Brian Lindstrom ( on the pavement) researches Alien Boy, his James Chasse documentary.
If, like Michel Gondry, you are an A list Hollywood director, you already know that you can wake up in the morning, look at Cameron Diaz, Seth Rogen and Christoph Waltz and realize that what you really want to do is direct a doc. That’s why Gondry came to Portland to appear in person with The Thorn In The Heart.
Here is a run down of just a few Portland docs and documentarians.

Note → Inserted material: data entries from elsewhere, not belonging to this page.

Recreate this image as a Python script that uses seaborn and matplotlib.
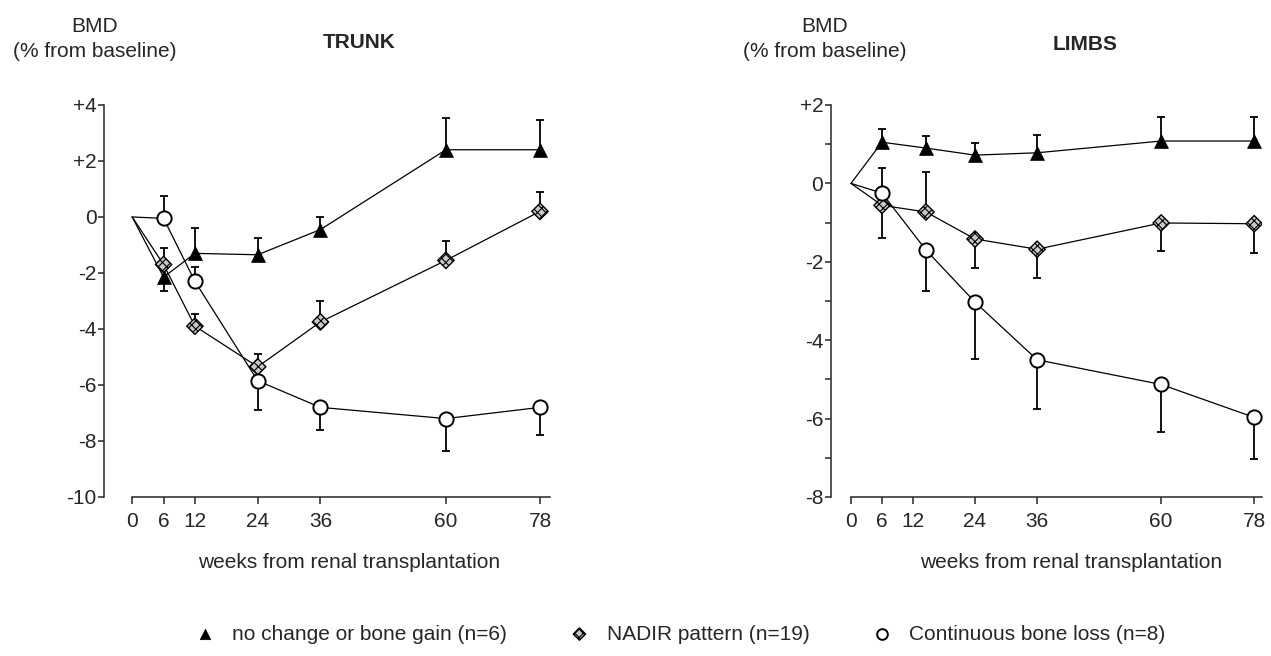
import numpy as np
import pandas as pd
import matplotlib
matplotlib.use("Agg")
import matplotlib.pyplot as plt
import seaborn as sns

# weeks from renal transplantation
weeks_trunk = [0, 6, 12, 24, 36, 60, 78]
weeks_limbs = [0, 6, 14.5, 24, 36, 60, 78]

groups = ["no change or bone gain (n=6)", "NADIR pattern (n=19)", "Continuous bone loss (n=8)"]

# TRUNK: mean BMD change (%) and the end of the one-sided error bar
trunk_gain = [0, -2.15, -1.3, -1.35, -0.45, 2.4, 2.4]
trunk_gain_err = [np.nan, -2.65, -0.4, -0.75, 0.0, 3.55, 3.45]
trunk_nadir = [0, -1.7, -3.9, -5.35, -3.75, -1.55, 0.2]
trunk_nadir_err = [np.nan, -1.1, -3.45, -4.9, -3.0, -0.85, 0.9]
trunk_loss = [0, -0.05, -2.3, -5.85, -6.8, -7.2, -6.8]
trunk_loss_err = [np.nan, 0.75, -1.8, -6.9, -7.6, -8.35, -7.8]

# LIMBS
limbs_gain = [0, 1.05, 0.9, 0.72, 0.78, 1.08, 1.08]
limbs_gain_err = [np.nan, 1.38, 1.2, 1.03, 1.23, 1.7, 1.7]
limbs_nadir = [0, -0.56, -0.73, -1.42, -1.68, -1.01, -1.03]
limbs_nadir_err = [np.nan, -1.4, 0.3, -2.15, -2.42, -1.72, -1.78]
limbs_loss = [0, -0.25, -1.7, -3.03, -4.5, -5.13, -5.97]
limbs_loss_err = [np.nan, 0.4, -2.74, -4.47, -5.75, -6.35, -7.03]

trunk_yticks = [4, 2, 0, -2, -4, -6, -8, -10]
trunk_ylabels = ["+4", "+2", "0", "-2", "-4", "-6", "-8", "-10"]
limbs_yticks = [2, 0, -2, -4, -6, -8]
limbs_ylabels = ["+2", "0", "-2", "-4", "-6", "-8"]
xticks = [0, 6, 12, 24, 36, 60, 78]

sns.set_style("ticks")
plt.rcParams['font.family'] = ['Liberation Sans', 'DejaVu Sans']
plt.rcParams['hatch.linewidth'] = 0.8
FS = 15

styles = [
    dict(marker="^", s=100, color="black", edgecolor="black", linewidth=0.5),
    dict(marker="D", s=70, color="#c8c8c8", edgecolor="black", linewidth=1.0, hatch="xxxx"),
    dict(marker="o", s=105, color="white", edgecolor="black", linewidth=1.4),
]

fig = plt.figure(figsize=(12.71, 6.56), dpi=100)
axL = fig.add_axes([0.0822, 0.2424, 0.3505, 0.5976])
axR = fig.add_axes([0.6538, 0.2424, 0.3395, 0.5976])


def panel(ax, weeks, series, yticks, ylabels, ylim, xlim, minor=None):
    for name, (vals, tips), st in zip(groups, series, styles):
        df = pd.DataFrame({"week": weeks, "bmd": vals, "tip": tips})
        sns.lineplot(data=df, x="week", y="bmd", color="black", lw=0.9,
                     sort=False, estimator=None, ax=ax, zorder=2)
        e = df.iloc[1:]
        ax.vlines(e["week"], e["bmd"], e["tip"], color="black", lw=1.3, zorder=1)
        ax.plot(e["week"], e["tip"], ls="none", marker="_", ms=5.5, mew=1.3,
                color="black", zorder=1)
        sns.scatterplot(data=e, x="week", y="bmd", ax=ax, zorder=3, label=name,
                        legend=False, **st)
    if ax.get_legend():
        ax.get_legend().remove()
    ax.set_xlim(*xlim)
    ax.set_ylim(*ylim)
    ax.set_xticks(xticks)
    ax.set_xticklabels([str(x) for x in xticks], fontsize=FS)
    ax.set_yticks(yticks)
    ax.set_yticklabels(ylabels, fontsize=FS)
    if minor is not None:
        ax.set_yticks(minor, minor=True)
    ax.spines[["top", "right"]].set_visible(False)
    ax.spines["left"].set_bounds(ylim[0], ylim[1])
    ax.spines["bottom"].set_bounds(0, xlim[1])
    for sp in ["left", "bottom"]:
        ax.spines[sp].set_linewidth(1.1)
    ax.tick_params(axis="y", which="major", length=4, width=1.1, pad=1.5)
    ax.tick_params(axis="y", which="minor", length=4, width=1.1)
    ax.tick_params(axis="x", length=5, width=1.1, pad=6)
    ax.set_ylabel("")
    ax.set_xlabel("weeks from renal transplantation", fontsize=FS)


panel(axL, weeks_trunk,
      [(trunk_gain, trunk_gain_err), (trunk_nadir, trunk_nadir_err), (trunk_loss, trunk_loss_err)],
      trunk_yticks, trunk_ylabels, (-10, 4), (-5.3, 79.9))
panel(axR, weeks_limbs,
      [(limbs_gain, limbs_gain_err), (limbs_nadir, limbs_nadir_err), (limbs_loss, limbs_loss_err)],
      limbs_yticks, limbs_ylabels, (-8, 2), (-3.87, 79.6), minor=[1, -1, -3, -5, -7])

axL.xaxis.set_label_coords(0.549, -0.143)
axR.xaxis.set_label_coords(0.556, -0.143)

fig.text(95 / 1271, 1 - 39 / 656, "BMD\n(% from baseline)", ha="center", va="center",
         fontsize=FS, linespacing=1.35)
fig.text(359 / 1271, 1 - 42 / 656, "TRUNK", ha="center", va="center", fontsize=FS,
         fontweight="bold")
fig.text(825 / 1271, 1 - 39 / 656, "BMD\n(% from baseline)", ha="center", va="center",
         fontsize=FS, linespacing=1.35)
fig.text(1085 / 1271, 1 - 45 / 656, "LIMBS", ha="center", va="center", fontsize=FS,
         fontweight="bold")

handles, labels = axL.get_legend_handles_labels()
fig.legend(handles, labels, loc="center left", bbox_to_anchor=(0.138, 0.0335),
           ncol=3, frameon=False, fontsize=FS, handlelength=1, handletextpad=0.8,
           columnspacing=3.0, markerscale=0.75)

fig.savefig("out.png", dpi=100)
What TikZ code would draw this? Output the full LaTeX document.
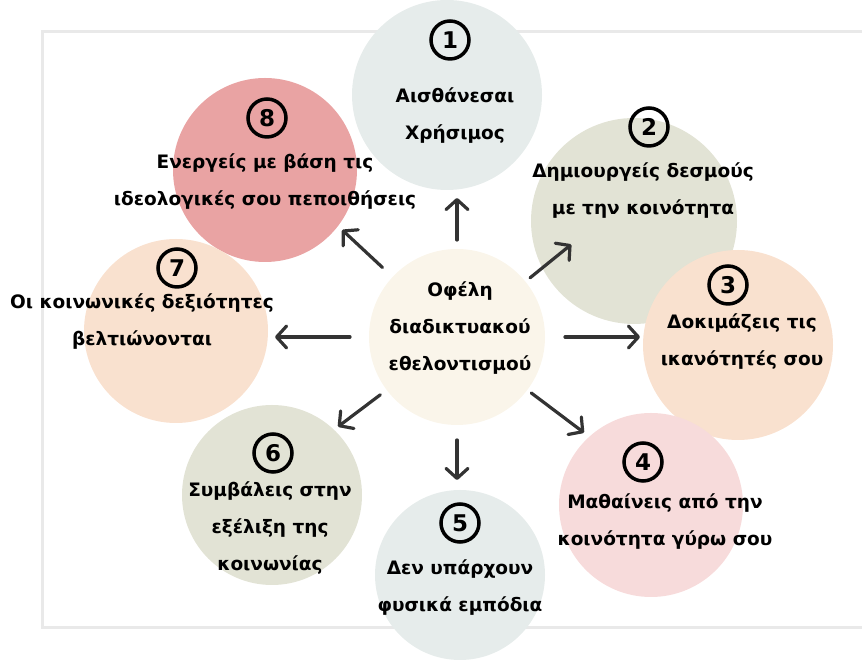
\documentclass[tikz,border=0pt]{standalone}
\usepackage{fontspec}
\setmainfont{DejaVu Sans}
\usetikzlibrary{arrows.meta}

\definecolor{mist}{HTML}{E6ECEB}
\definecolor{rose}{HTML}{E9A3A3}
\definecolor{sage}{HTML}{E2E3D5}
\definecolor{peach}{HTML}{F9E1CF}
\definecolor{cream}{HTML}{FAF5EA}
\definecolor{blush}{HTML}{F7DBDB}
\definecolor{frame}{HTML}{E9E9E9}
\definecolor{ink}{HTML}{333333}

\tikzset{
  disc/.style={circle, inner sep=0pt, fill=#1},
  badge/.style={circle, draw=black, line width=3.5pt, minimum size=38pt, inner sep=0pt,
    font=\bfseries\fontsize{23}{23}\selectfont},
  blurb/.style={align=center, font=\bfseries\fontsize{18.5}{37}\selectfont},
  spoke/.style={draw=ink, line width=3.2pt, line cap=round,
    -{Straight Barb[length=10pt,width=22pt,line cap=round,line join=round]}}
}

\begin{document}
\begin{tikzpicture}[x=1pt,y=1pt]
\useasboundingbox (0,0) rectangle (862,660);

% frame
\draw[frame, line width=3pt] (862,628) -- (42,628) -- (42,32) -- (862,32);

% bubbles
\node[disc=mist,  minimum size=190pt] (c1) at (447,565) {};
\node[disc=rose,  minimum size=184pt] (c8) at (265,490) {};
\node[disc=sage,  minimum size=206pt] (c2) at (634,439) {};
\node[disc=peach, minimum size=184pt] (c7) at (176,329) {};
\node[disc=cream, minimum size=176pt] (o)  at (457,323) {};
\node[disc=peach, minimum size=190pt] (c3) at (738,315) {};
\node[disc=sage,  minimum size=180pt] (c6) at (272,165) {};
\node[disc=blush, minimum size=184pt] (c4) at (651,155) {};
\node[disc=mist,  minimum size=170pt] (c5) at (460,85) {};

% numbers
\node[badge] (n1) at (450,620) {1};
\node[badge] (n2) at (649,533) {2};
\node[badge] (n3) at (728,375) {3};
\node[badge] (n4) at (643,198) {4};
\node[badge] (n5) at (460,137) {5};
\node[badge] (n6) at (273,207) {6};
\node[badge] (n7) at (177,392) {7};
\node[badge] (n8) at (267,542) {8};

% texts
\node[blurb] (t0) at (460,332) {Οφέλη\\διαδικτυακού\\εθελοντισμού};
\node[blurb] (t1) at (455,544) {Αισθάνεσαι\\Χρήσιμος};
\node[blurb] (t2) at (643,469) {Δημιουργείς δεσμούς\\με την κοινότητα};
\node[blurb] (t3) at (742,318) {Δοκιμάζεις τις\\ικανότητές σου};
\node[blurb] (t4) at (665,138) {Μαθαίνεις από την\\κοινότητα γύρω σου};
\node[blurb] (t5) at (460,72)  {Δεν υπάρχουν\\φυσικά εμπόδια};
\node[blurb] (t6) at (270,132) {Συμβάλεις στην\\εξέλιξη της\\κοινωνίας};
\node[blurb] (t7) at (142,338) {Οι κοινωνικές δεξιότητες\\βελτιώνονται};
\node[blurb] (t8) at (265,478) {Ενεργείς με βάση τις\\ιδεολογικές σου πεποιθήσεις};

% spokes
\path (o) ++(90:97)   coordinate (s1) ++(90:42)   coordinate (e1);
\path (o) ++(39:94)   coordinate (s2) ++(39:53)   coordinate (e2);
\path (o) ++(0:108)   coordinate (s3) ++(0:75)    coordinate (e3);
\path (o) ++(-37:93)  coordinate (s4) ++(-37:66)  coordinate (e4);
\path (o) ++(-90:103) coordinate (s5) ++(-90:40)  coordinate (e5);
\path (o) ++(217:96)  coordinate (s6) ++(217:53)  coordinate (e6);
\path (o) ++(180:107) coordinate (s7) ++(180:75)  coordinate (e7);
\path (o) ++(137:102) coordinate (s8) ++(137:55)  coordinate (e8);

\foreach \i in {1,...,8}
  \draw[spoke] (s\i) -- (e\i);

\end{tikzpicture}
\end{document}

Not at all a complete list!
Peter Wiedensmith documents the life crisis of a Unitarian minister who realizes that once she retires from her job she has nothing.
Michael Palmieri and Donal Mosher traveled to Mosher’s hometown in upstate New York to create a portrait, Mosher says, not of his family, but of how he feels about his family.
Sue Arbuthnot and Richard Wilhelm immersed themselves for five years in the lives of the families uprooted by the bulldozing of an aging housing project in North Portland.
Brian Lindstrom examines the medical, legal, and social issues which intersected when a mentally ill Portland man, guilty only of running away from police, died in police custody.
Lois Leonard directed the first feature length documentary about the Scottish explorer David Douglas. Larry Johnson is raising money to finish his personal doc about his relationship with his father.
Portland is so doc crazy, we have three organizations helping documentarians keep it all together – Northwest Film Center, Film Action Oregon, and Northwest Documentary Project.
As Michel Gondry likes to say “Every great idea is on the verge of being stupid.” James Longley of Eugene went to Iraq with a camera and no press pass, and all he ended up with were two Oscar nominations.
Speaking of which, Brian Lindstrom will be screening two of his documentaries, Old Town Diary and To Pay My Way With Stories, this weekend at the Hollywood Theater. If you don’t understand why Portland is so doc drenched, go see this double bill.